Joe Kahn and Sally Buzbee

Joe Kahn and Sally Buzbee, the executive editors of The New York Times and The Washington Post respectively, are two of the most powerful people in American media today, even if they aren’t household names themselves. These two newsroom leaders have the power to shape the political discourse in the U.S. in a way few other individuals can. Both print and digital journalism are under fire from decreasing ad revenue, rapidly shifting technology, and rising alternative media competition, but the Times and the Post remain two of the country’s most prestigious legacy newspapers. Whether it’s breaking news reported by their teams of reporters around the globe or a column by one of their opinion commentators, what they publish sets trends and shapes the coverage of the rest of the media industry. The Times remains a top-five news site globally, with some 642 million visits in October. The Post has a smaller reach, with some 155 million visits in the same month, but remains the source for political news in the nation’s capital.
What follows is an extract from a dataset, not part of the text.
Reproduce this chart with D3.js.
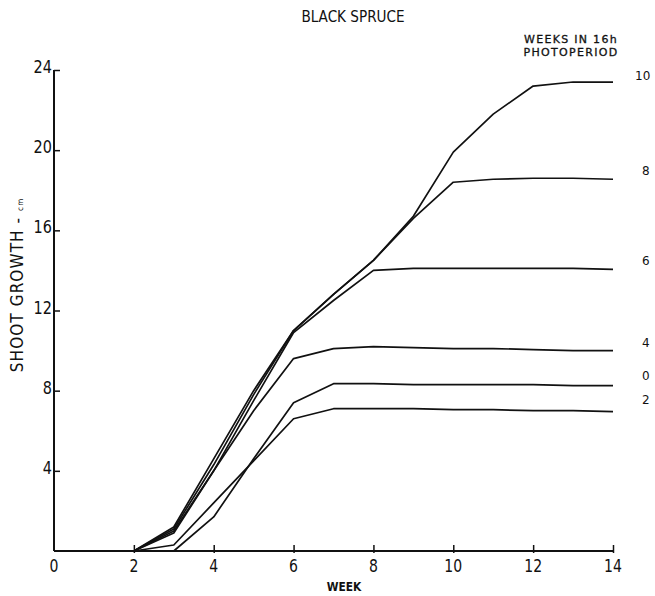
<!DOCTYPE html>
<html><head><meta charset="utf-8">
<script src="https://cdn.jsdelivr.net/npm/d3@7"></script>
<style>
html,body{margin:0;padding:0;background:#fff;}
svg{display:block;}
text{fill:#111;font-family:'DejaVu Sans',sans-serif;}
</style></head>
<body>
<div id="chart"></div>
<script>
const weeks = [0,1,2,3,4,5,6,7,8,9,10,11,12,13,14];
const seriesNames = ["10","8","6","4","0","2"];
const s10 = [0,0,0,1.2,4.6,8.0,11.0,12.8,14.5,16.7,19.9,21.8,23.2,23.4,23.4];
const s8  = [0,0,0,1.1,4.3,7.8,11.0,12.8,14.5,16.6,18.4,18.55,18.6,18.6,18.55];
const s6  = [0,0,0,1.0,4.0,7.5,10.9,12.5,14.0,14.1,14.1,14.1,14.1,14.1,14.05];
const s4  = [0,0,0,0.9,4.0,7.0,9.6,10.1,10.2,10.15,10.1,10.1,10.05,10.0,10.0];
const s0  = [0,0,0,0,1.7,4.6,7.4,8.35,8.35,8.3,8.3,8.3,8.3,8.25,8.25];
const s2  = [0,0,0,0.3,2.4,4.5,6.6,7.1,7.1,7.1,7.05,7.05,7.0,7.0,6.95];
const seriesValues = [s10,s8,s6,s4,s0,s2];
const xTicks = [0,2,4,6,8,10,12,14];
const yTicks = [4,8,12,16,20,24];
const title = "BLACK SPRUCE";
const legendTitle = ["WEEKS IN 16h","PHOTOPERIOD"];
const xLabel = "WEEK";
const yLabel = "SHOOT GROWTH  -  ";
const yUnit = "cm";

const W = 655, H = 596;
const svg = d3.select("#chart").append("svg").attr("width", W).attr("height", H);
const x = d3.scaleLinear().domain([0,14]).range([54,613]);
const y = d3.scaleLinear().domain([0,24]).range([551,70]);

// axes lines
svg.append("line").attr("x1",x(0)).attr("x2",x(0)).attr("y1",y(0)).attr("y2",y(24))
  .attr("stroke","#111").attr("stroke-width",2);
svg.append("line").attr("x1",x(0)).attr("x2",x(14)).attr("y1",y(0)).attr("y2",y(0))
  .attr("stroke","#111").attr("stroke-width",2);

// y ticks
const yAxis = d3.axisRight(y).tickValues(yTicks).tickSize(6).tickFormat("");
const gy = svg.append("g").attr("transform",`translate(${x(0)},0)`).call(yAxis);
gy.select(".domain").remove();
gy.selectAll(".tick line").attr("stroke","#111").attr("stroke-width",1.5);
svg.selectAll(".ylab").data(yTicks).enter().append("text")
  .attr("transform", d=>`translate(${x(0)-2},${y(d)+3}) scale(0.85,1)`)
  .attr("text-anchor","end").style("font-size","17px")
  .text(d=>d);

// x ticks
const xAxis = d3.axisTop(x).tickValues(xTicks.filter(d=>d>0)).tickSize(8).tickFormat("");
const gx = svg.append("g").attr("transform",`translate(0,${y(0)+2})`).call(xAxis);
gx.select(".domain").remove();
gx.selectAll(".tick line").attr("stroke","#111").attr("stroke-width",1.5);
svg.selectAll(".xlab").data(xTicks).enter().append("text")
  .attr("transform", d=>`translate(${x(d)},${y(0)+21}) scale(0.78,1)`)
  .attr("text-anchor","middle").style("font-size","18px")
  .text(d=>d);

// lines
const line = d3.line().x((d,i)=>x(weeks[i])).y(d=>y(d));
svg.selectAll(".series").data(seriesValues).enter().append("path")
  .attr("d", d=>line(d)).attr("fill","none").attr("stroke","#111")
  .attr("stroke-width",1.7).attr("stroke-linejoin","round");

// right labels
svg.selectAll(".rlab").data(seriesNames).enter().append("text")
  .attr("x", (d,i)=> x(14)+ (d==="10"?22:29))
  .attr("y", (d,i)=> y(seriesValues[i][14]) + 4 + (d==="10"?-6:-8) + (d==="2"?-4:0) + (d==="0"?-2:0))
  .attr("text-anchor","start").style("font-size","12px")
  .text(d=>d);

// legend title
svg.selectAll(".lt").data(legendTitle).enter().append("text")
  .attr("x", 571).attr("y",(d,i)=>43+i*13).attr("text-anchor","middle")
  .style("font-size","11px").style("stroke","#111").style("stroke-width","0.3px")
  .style("letter-spacing","1.3px").text(d=>d);

// title
svg.append("text").attr("transform","translate(353,22) scale(0.85,1)").attr("text-anchor","middle")
  .style("font-size","16px").text(title);

// x label
svg.append("text").attr("transform","translate(344,591) scale(0.82,1)").attr("text-anchor","middle")
  .style("font-size","13px").style("font-weight","bold").text(xLabel);

// y label
const yl = svg.append("text").attr("transform","translate(23,285) rotate(-90) scale(0.9,1)")
  .attr("text-anchor","middle").style("font-size","17px").style("letter-spacing","1.2px");
yl.append("tspan").text(yLabel);
yl.append("tspan").style("font-size","8px").text(yUnit);
</script>
</body></html>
Buzbee played a major role in the Post’s in-depth report on the impact of AR-15’s in America’s mass shooting epidemic, not just approving the project behind the scenes but also writing an article to Post readers explaining how the staff decided to publish some of the graphic photos that had never been shared publicly before. Critically important, Buzbee noted, was that all their reporting was done with the full knowledge and consent of the surviving victims and family members of those who did not survive. Bottom line, many, many people on this list start their day reading the writing and reporting that these two chose to highlight.